Data provided
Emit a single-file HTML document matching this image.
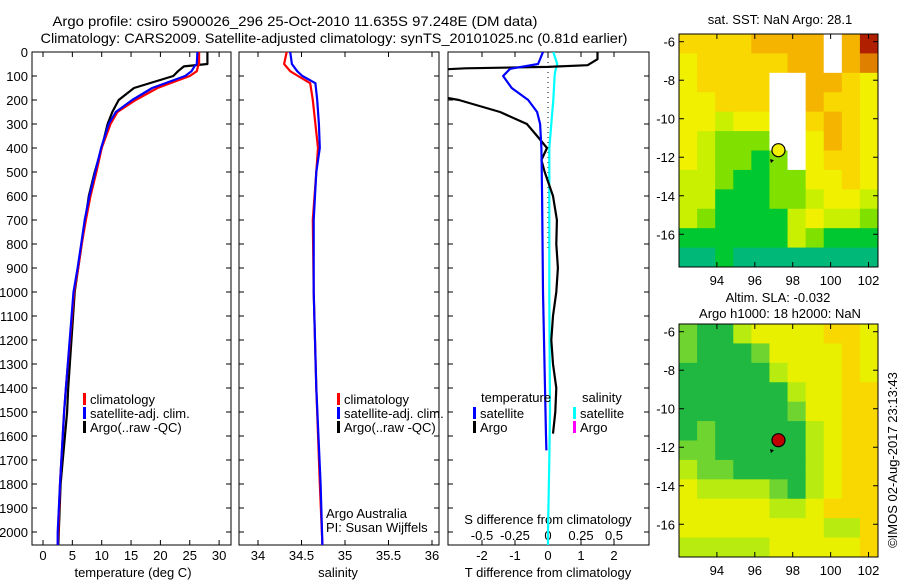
<!DOCTYPE html>
<html><head><meta charset="utf-8"><style>
html,body{margin:0;padding:0;background:#fff}
svg{display:block;font-family:"Liberation Sans",sans-serif}
text{font-size:13px;fill:#000}
</style></head><body>
<svg id="fig" width="900" height="580" viewBox="0 0 900 580" xmlns="http://www.w3.org/2000/svg" data-name="argo-profile-figure" data-interactable="false">
<text x="295" y="26" text-anchor="middle" textLength="485" lengthAdjust="spacingAndGlyphs" style="font-size:14px" data-name="title-line-1" data-interactable="false">Argo profile: csiro 5900026_296 25-Oct-2010 11.635S 97.248E (DM data)</text>
<text x="334" y="43" text-anchor="middle" textLength="587" lengthAdjust="spacingAndGlyphs" style="font-size:14px" data-name="title-line-2" data-interactable="false">Climatology: CARS2009. Satellite-adjusted climatology: synTS_20101025.nc (0.81d earlier)</text>
<g id="g"></g>
</svg>
<script>
// ---- data ----
const depthLevels = [0,50,60,80,100,150,200,250,300,400,500,600,700,800,900,1000,1400,1500,1800,2000,2054];
const tempClim = [26.6,26.6,26.4,26.2,25.0,19.5,15.8,12.7,11.5,10.0,9.1,8.1,7.3,6.6,6.0,5.3,3.9,3.6,2.9,2.6,2.5];
const tempSat  = [26.3,26.2,25.8,25.3,24.2,18.6,15.2,12.4,11.2,9.9,8.9,7.9,7.1,6.5,5.9,5.2,3.9,3.6,2.9,2.5,2.5];
const tempArgo = [28.0,28.0,24.0,23.0,22.2,15.5,12.9,11.8,11.0,10.0,8.8,7.8,7.2,6.6,6.0,5.4,4.3,4.1,3.0,2.7,2.6];
const salDepth = [0,50,80,100,130,200,300,400,500,700,1000,1400,1800,2054];
const salClim = [34.33,34.30,34.37,34.46,34.60,34.63,34.66,34.69,34.67,34.63,34.64,34.67,34.71,34.74];
const salSat  = [34.37,34.39,34.45,34.51,34.66,34.68,34.70,34.71,34.67,34.64,34.64,34.67,34.72,34.74];
const tdDepth = [0,30,55,62,68,75,180,200,250,300,350,400,450,500,600,700,800,900,1000,1100,1200,1300,1400,1500,1590];
const tdArgo = [1.5,1.5,1.2,0.0,-2.5,-3.5,-3.5,-2.7,-1.45,-0.64,-0.33,-0.03,-0.2,-0.1,0.15,0.27,0.25,0.3,0.25,0.15,0.1,0.15,0.25,0.22,0.15];
const tdSatDepth = [0,50,70,100,150,200,250,300,400,600,1000,1600,1660];
const tdSat = [-0.15,-0.3,-1.15,-1.36,-1.1,-0.6,-0.33,-0.24,-0.2,-0.18,-0.15,-0.06,-0.05];
const sdDepth = [0,50,80,100,200,300,400,600,1000,1500,1700,2000,2054];
const sdSat = [0.04,0.07,0.055,0.05,0.04,0.025,0.01,0.01,0.01,0.015,0.01,0.0,0.0];
const depthTicks = [0,100,200,300,400,500,600,700,800,900,1000,1100,1200,1300,1400,1500,1600,1700,1800,1900,2000];
const tempTicks = [0,5,10,15,20,25,30];
const salTicks = [34,34.5,35,35.5,36];
const tdTicks = [-2,-1,0,1,2];
const sdTicks = [-0.5,-0.25,0,0.25,0.5];
const sdTickLabels = ["-0.5","-0.25","0","0.25","0.5"];
const lonTicks = [94,96,98,100,102];
const latTicks = [-6,-8,-10,-12,-14,-16];
// heatmap codes (rows lat -6..-17, cols lon 92..102), -1 = NaN
const sstGrid = [
[5,5,5,5,6,6,6,6,-1,6,8],
[4,5,5,5,5,5,6,6,-1,6,7],
[4,5,5,5,5,-1,-1,6,6,5,4],
[4,4,5,5,5,-1,-1,6,5,5,4],
[4,4,3,4,4,-1,-1,5,6,5,4],
[4,3,2,2,2,-1,-1,4,6,5,4],
[4,3,2,2,1,2,-1,4,5,5,4],
[3,3,2,1,1,2,2,4,4,5,4],
[3,3,1,1,1,2,2,3,4,4,3],
[3,2,1,1,1,1,3,4,3,3,2],
[1,1,1,1,1,1,3,2,1,1,1],
[0,0,1,0,0,0,0,0,0,0,0]];
const slaGrid = [
[2,1,1,3,4,4,4,4,5,5,4],
[2,1,1,1,2,4,4,4,4,5,4],
[1,1,1,1,1,3,4,4,4,5,4],
[1,1,1,1,1,1,3,4,4,5,5],
[1,1,1,1,1,1,2,4,4,5,5],
[1,2,1,1,1,1,1,3,4,5,5],
[2,2,1,1,1,1,1,3,4,5,5],
[3,2,2,1,1,1,1,3,4,5,5],
[4,3,3,3,3,2,1,3,4,5,5],
[4,4,4,4,4,3,3,4,5,5,5],
[4,4,4,4,4,4,4,4,3,3,5],
[3,3,3,3,3,4,4,4,4,4,5]];
const sstColors = ["#00b878","#00c830","#80e000","#c8f000","#f0f000","#f8d800","#f4b400","#e08000","#b02000"];
const slaColors = ["#009850","#20b840","#70d430","#b8ec10","#e8f000","#f8d800"];
const floatLon = 97.248, floatLat = -11.635;

// ---- helpers ----
const NS="http://www.w3.org/2000/svg";
const G=document.getElementById('g');
function el(tag,attrs,parent){const e=document.createElementNS(NS,tag);for(const k in attrs)e.setAttribute(k,attrs[k]);(parent||G).appendChild(e);return e;}
function txt(x,y,s,anchor,parent){const t=el('text',{x:x,y:y,'text-anchor':anchor||'middle'},parent);t.textContent=s;return t;}
const yTop=52, yBot=545;
const yD = d => yTop + d*0.24;
const xT = v => 43 + v*5.87;
const xS = v => 258 + (v-34)*87;
const xTD = v => 548 + v*33;
const xSD = v => 548 + v*132;

function panel(x0,x1,name){
  const r=el('rect',{x:x0,y:yTop,width:x1-x0,height:yBot-yTop,fill:'#fff',stroke:'#000','stroke-width':1});
  r.setAttribute('data-name',name);
  r.setAttribute('data-interactable','false');
}
function xTicks(ticks,fx,labels,ly,name){
  const g=el('g',{});
  g.setAttribute('data-name',name);
  g.setAttribute('data-interactable','false');
  ticks.forEach((t,i)=>{const x=fx(t);
    el('line',{x1:x,x2:x,y1:yTop,y2:yTop+5,stroke:'#000'},g);
    el('line',{x1:x,x2:x,y1:yBot,y2:yBot-5,stroke:'#000'},g);
    if(labels) txt(x,ly,labels[i],'middle',g);});
}
function yTicks(x0,x1,withLabels){
  const g=el('g',{});
  g.setAttribute('data-name','depth-axis');
  g.setAttribute('data-interactable','false');
  depthTicks.forEach(d=>{const y=yD(d);
    el('line',{x1:x0,x2:x0+5,y1:y,y2:y,stroke:'#000'},g);
    el('line',{x1:x1,x2:x1-5,y1:y,y2:y,stroke:'#000'},g);
    if(withLabels) txt(28,y+5,String(d),'end',g);});
}
function line(xs,ds,fx,color,name,clip){
  let p='';let started=false;
  xs.forEach((v,i)=>{ if(v===null){return;} p+=(started?'L':'M')+fx(v).toFixed(1)+','+yD(ds[i]).toFixed(1); started=true;});
  const e=el('path',{d:p,fill:'none',stroke:color,'stroke-width':2.2,'stroke-linejoin':'round'});
  if(clip) e.setAttribute('clip-path','url(#'+clip+')');
  e.setAttribute('data-name',name);
  e.setAttribute('data-interactable','false');
}
function legendBar(x,y,color,label,name){
  const g=el('g',{});
  g.setAttribute('data-name',name);
  g.setAttribute('data-interactable','false');
  el('rect',{x:x,y:y-9,width:3,height:12,fill:color},g);
  if(label) txt(x+7,y+2,label,'start',g);
}

// defs for clipping
const defs=el('defs',{});
const cp=el('clipPath',{id:'c3'},defs); el('rect',{x:448,y:yTop,width:201,height:yBot-yTop},cp);
const cm1=el('clipPath',{id:'m1'},defs); el('rect',{x:679,y:34,width:199,height:233},cm1);
const cm2=el('clipPath',{id:'m2'},defs); el('rect',{x:679,y:324,width:199,height:233},cm2);

// Panel 1 temperature
panel(32,231,'temperature-panel');
yTicks(32,231,true);
xTicks(tempTicks,xT,tempTicks.map(String),560,'temperature-x-axis');
txt(133,577,'temperature (deg C)').setAttribute('data-name','temperature-axis-title');
line(tempArgo,depthLevels,xT,'#000','argo-temperature-line');
line(tempClim,depthLevels,xT,'#f00','climatology-temperature-line');
line(tempSat,depthLevels,xT,'#00f','satellite-temperature-line');
legendBar(83,402,'#f00','climatology','legend-climatology');
legendBar(83,416,'#00f','satellite-adj. clim.','legend-satellite-adj');
legendBar(83,430,'#000','Argo(..raw -QC)','legend-argo');

// Panel 2 salinity
panel(239,439,'salinity-panel');
yTicks(239,439,false);
xTicks(salTicks,xS,salTicks.map(String),560,'salinity-x-axis');
txt(338,577,'salinity').setAttribute('data-name','salinity-axis-title');
line(salClim,salDepth,xS,'#f00','climatology-salinity-line');
line(salSat,salDepth,xS,'#00f','satellite-salinity-line');
legendBar(337,402,'#f00','climatology','legend-climatology-2');
legendBar(337,416,'#00f','satellite-adj. clim.','legend-satellite-adj-2');
legendBar(337,430,'#000','Argo(..raw -QC)','legend-argo-2');
txt(326,518,'Argo Australia','start').setAttribute('data-name','argo-australia-label');
txt(326,532,'PI: Susan Wijffels','start').setAttribute('data-name','pi-label');

// Panel 3 differences
panel(448,649,'difference-panel');
yTicks(448,649,false);
xTicks(tdTicks,xTD,tdTicks.map(String),560,'t-difference-x-axis');
el('line',{x1:548,x2:548,y1:yTop,y2:250,stroke:'#000','stroke-dasharray':'1,4'});
const sl=el('g',{}); sl.setAttribute('data-name','s-difference-axis'); sl.setAttribute('data-interactable','false');
sdTicks.forEach((t,i)=>{txt(xSD(t),540,sdTickLabels[i],'middle',sl);});
txt(548,524,'S difference from climatology').setAttribute('data-name','s-difference-axis-title');
txt(548,577,'T difference from climatology').setAttribute('data-name','t-difference-axis-title');
line(sdSat,sdDepth,xSD,'#00ffff','satellite-salinity-difference-line','c3');
line(tdArgo,tdDepth,xTD,'#000','argo-temperature-difference-line','c3');
line(tdSat,tdSatDepth,xTD,'#00f','satellite-temperature-difference-line','c3');
txt(481,402,'temperature','start').setAttribute('data-name','legend-temperature-header');
txt(582,402,'salinity','start').setAttribute('data-name','legend-salinity-header');
legendBar(473,416,'#00f','satellite','legend-t-satellite');
legendBar(473,430,'#000','Argo','legend-t-argo');
legendBar(573,416,'#00ffff','satellite','legend-s-satellite');
legendBar(573,430,'#ff00ff','Argo','legend-s-argo');

// Maps
function map(y0,grid,colors,name,clip,markerFill){
  const lonMin=92.0,lonMax=102.5,latMax=-5.6,latMin=-17.7,x0=679,w=199,h=233;
  const fx=l=>x0+(l-lonMin)/(lonMax-lonMin)*w;
  const fy=l=>y0+(latMax-l)/(latMax-latMin)*h;
  const g=el('g',{'clip-path':'url(#'+clip+')'});
  g.setAttribute('data-name',name);
  g.setAttribute('data-interactable','false');
  const nr=grid.length,nc=grid[0].length;
  grid.forEach((row,i)=>row.forEach((v,j)=>{
    const c=el('rect',{x:x0+j*w/nc,y:y0+i*h/nr,width:w/nc+0.6,height:h/nr+0.6,fill:v<0?'#fff':colors[v]},g);
    c.setAttribute('data-name','map-cell');
    c.setAttribute('data-interactable','false');
  }));
  el('rect',{x:x0,y:y0,width:w,height:h,fill:'none',stroke:'#000'});
  lonTicks.forEach(l=>{const x=fx(l);el('line',{x1:x,x2:x,y1:y0,y2:y0+5,stroke:'#000'});el('line',{x1:x,x2:x,y1:y0+h,y2:y0+h-5,stroke:'#000'});txt(x,y0+h+18,String(l));});
  latTicks.forEach(l=>{const y=fy(l);el('line',{x1:x0,x2:x0+5,y1:y,y2:y,stroke:'#000'});el('line',{x1:x0+w,x2:x0+w-5,y1:y,y2:y,stroke:'#000'});txt(x0-4,y+5,String(l),'end');});
  el('path',{d:`M${fx(96.8)},${fy(-12.1)}l4,1l-3,3z`,fill:'#000'});
  const m=el('circle',{cx:fx(floatLon),cy:fy(floatLat),r:6.5,fill:markerFill,stroke:'#000','stroke-width':1.2});
  m.setAttribute('data-name','float-marker');
  m.setAttribute('data-interactable','false');
}
map(34,sstGrid,sstColors,'sst-map','m1','#f0f000');
map(324,slaGrid,slaColors,'sla-map','m2','#c00000');
txt(780,24,'sat. SST: NaN Argo: 28.1').setAttribute('data-name','sst-map-title');
txt(778,302,'Altim. SLA: -0.032').setAttribute('data-name','sla-map-title');
txt(780,318,'Argo h1000: 18 h2000: NaN').setAttribute('data-name','sla-map-subtitle');
const imos=txt(0,0,'©IMOS 02-Aug-2017 23:13:43');
imos.setAttribute('transform','translate(897,460) rotate(-90)');
imos.setAttribute('data-name','imos-timestamp');
</script>
</body></html>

Exercise objective
Which lines contain "document"? Copy each of them out.

Reply
Emit a single-file HTML document matching this image.
const G=document.getElementById('g');
function el(tag,attrs,parent){const e=document.createElementNS(NS,tag);for(const k in attrs)e.setAttribute(k,attrs[k]);(parent||G).appendChild(e);return e;}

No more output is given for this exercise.